Tántalo y los montañeses.
En Mayo temimos las heladas de Santa Rita y San Urbano; aunque hubo un amago, apenas algunos árboles y sembrados se resintieron. La llegada de Junio nos hizo pensar que estábamos a salvo ya de su daño, pero no habían transcurrido dos días cuando el amanecer nos dio una terrible sorpresa: las hojas de los fresnos, los nogales y las parras estaban negras, las patatas chamuscadas y la mayoría de los frutos en el suelo.
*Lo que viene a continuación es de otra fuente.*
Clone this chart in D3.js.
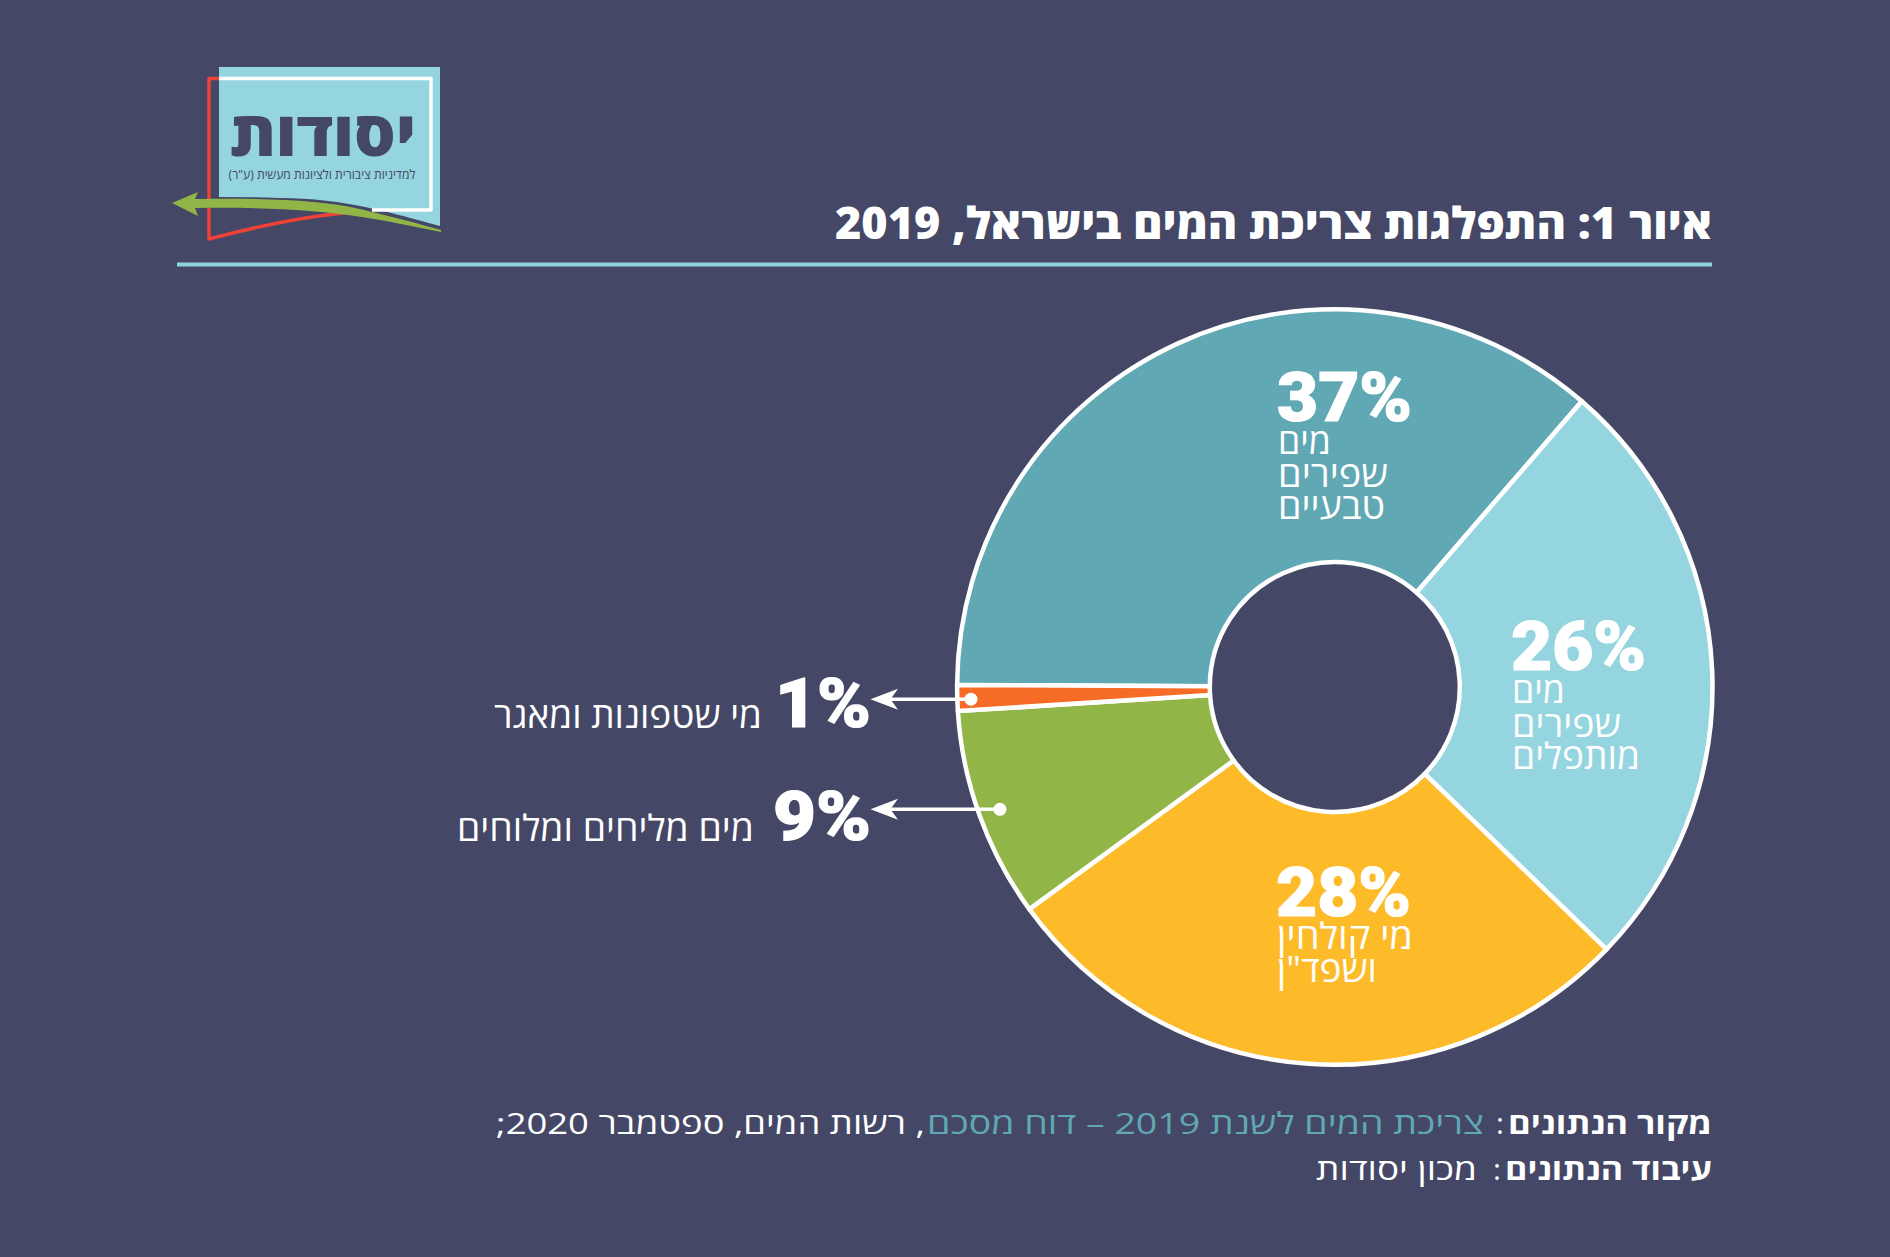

Un vecino me contó que el año pasado, para evitar los efectos de la helada, sembró las patatas el 24 de junio. Crecieron gloriosas ayudadas por el riego; en septiembre, cuando aún el tuberculo está cogiendo cuerpo, cayó una tan fuerte que no dejo sino desolación en el patatal. Este año, cambió la estrategia, sembrándolas los primeros días de abril. Ya asomaban cinco centímetros por encima de la tierra, cuando esta inesperada helada tardía las llevó al limbo de los justos. El año que viene las sembrará en mayo y llamará a las puertas del cielo para que responda de sus actos en la tierra, pues otra cosa no puede hacer para asegurar la cosecha. No repuestos aún de la desolación, trajo mayo un sol abrasador que obliga a adelantar la recogida de la hierba. Hay indicios racionales de que la sequía, además de menguar la cosecha, hará estragos en los pastizales. En julio todo estará agostado y en agosto todo raso y blanco, como el culo de un gallego, que dicen por aquí. Cuando el tiempo no acompaña, los montañeses se parecen al rey Tántalo, al que los dioses invitaron al Olimpo para compartir sus manjares. Les robó la ambrosía, la poción mágica que daba a los dioses la vida eterna. Como castigo le hicieron inmortal en el infierno, condenado a sufrir hambre y sed interminables. Cuando se inclinaba hacia la orilla del río, el agua se apartaba, y cuando trataba de coger una fruta de las que había encima de su cabeza, las ramas se alejaban. También este año, a nostros nos rehuyen el agua y los frutos.